Is this what mainstream science-based curation is like?

Collider opens with a video introduction given by scientists inside a mocked up lecture theatre. It’s not clear if these are real staff members, or actors playing caricature. The lead is a Yaffle-ish cliché, over-enunciating like a first time local newsreader, giving us a kind of smug, self-absorbed monologue about peripheral, mostly meaningless stuff. Of course, if he’s a real CERN scientist I feel bad for dissing his delivery – but this whole section is desperate distraction rather than rich content. It feels like a hundred idiots tweaked the brief. It feels like a multi-agency fluff – where directors and editors entirely fail to establish target audience, or decide what needs saying, or oversee their presenters to be simple and economic. Actually, it feels as if the sole aim is not to explain the Higgs Boson or LHC at all, rather to ram home the point that scientists are interesting people with human lives. This is Cowellian distopic nightmare writ large and shoved worryingly deep into our science and innovation establishment. Emotive (and silly) personal life nonsense and generic “Whoa! how excited we are!” replaces any sense of authority or faith in the richness of what these experiments may mean. One scientist tells us she’s doing it all for the memory of her humble schoolteacher father – and her script reads exactly like one of those moments on X Factor when they force-grow audience empathy. My gears grind. We’re in a presentation to relentlessly tell us how important it all is, rather than showing us.
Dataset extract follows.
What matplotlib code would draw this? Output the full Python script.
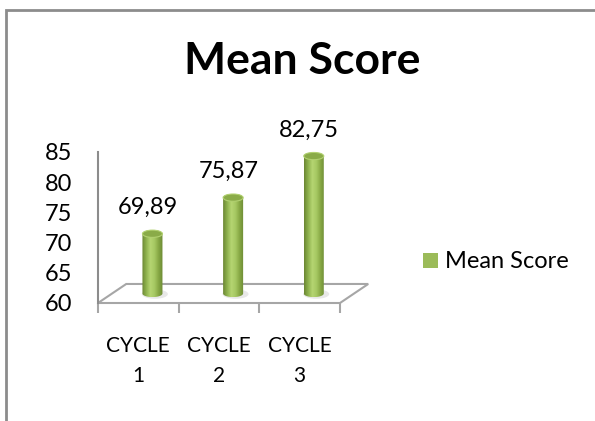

Also, they use the phrase ‘money shot’. How on earth did that get past an editorial team? “Mum, what does ‘money shot’ mean?”

There’s one teasing footage moment of Peter Higgs and some actual findings – less than three seconds – before we skim away again, uneducated and unmoved. Far more time is spent on an inane, irritating joke involving Brian Cox, who appears faced away from us, while a scientist calls him ‘new boy’ and demands a cup of tea from “what was your name again?” “Brian”. Meaningful look to camera.

And then one scientist makes this joke, with the clear implication that we’re meant to laugh with him, not at him: “My wife says I spend more time with the LHC than her. But I can get another wife.”

Gobsmacking. The scriptwriting is criminal. Imagine how much more powerful this film could’ve been if someone (yeah perhaps Cox, since they’ve paid him to show up anyway!) did the following simple steps: (1) explained the problems they wanted to solve, questions they wanted to answer in the first place (which don’t get a mention). (2) showed us clips of CERN at work and play, (3) then clips of the announcement of the discovery of the Higgs and maybe some Peter Higgs himself (that can be our emotional kicker). Finally (4) summing up (as simply as possible) what it all means. It’s, er, not rocket science. By god, an actual history lesson.

Collider’s opening salvo is sexist, badly put together and dumb, its compromised cheapness rendered obvious by the huge screen size. It fatally injures the rest of the exhibition, which without it (and without the entry fee) might’ve been perhaps mostly harmless. We need to suspend skeptism and, fundamentally, maintain interest in these scientists’ achievement in order to enjoy being briefly and vaguely immersed in their world. Instead we walk through the rest of Collider filled with the exact wrong responses. Sarcastic and flaw-spotting. Disengaged. There’s a high quality surround CG film that takes us ‘inside’ the LHC itself, whooshing around us on a huge screen, yet with no components or processes adequately explained. There are further scientist narratives which are much better; talking about individual aspects of CERN’s work. There’s the evocative recreation of an office space and corridor, which – again – aims to entirely prioritise the humanising of the staff, ahead of any explanation of what they do.

If Collider is this weak, it has a further problem: how vastly rich the experience is to simply walk through the rest of the Science Museum to get there. If you’re remotely engaged with, or interested in science, or if you have children who are interested in science, please visit the Science Museum, it’s a wonderful, overwhelming place. I found more of Prof. Cox’s trademark “Wonder!” in a single projected display showing vividly how many satellites there really are orbiting Earth (answer: a shitload, looking at it makes Gravity a ton more plausible) than the entire Collider walk-through. So please don’t spend the extra money to visit Collider. If they’re contributing to the Cowellising of culture like this, we’ll only encourage them if it’s successful. Instead, we can find other ways to discover and share the joys of the LHC and the stories of the scientists who built and used it. An hour on Youtube will probably do the job vastly better.

  1. Ian
    1:52 pm on 3/30/14

    Chris!

    How time flies! Hopefully the minds behind this exhibition will find themselves colliding together in a box.

    I hope you have kept well. Say hello to the old gang.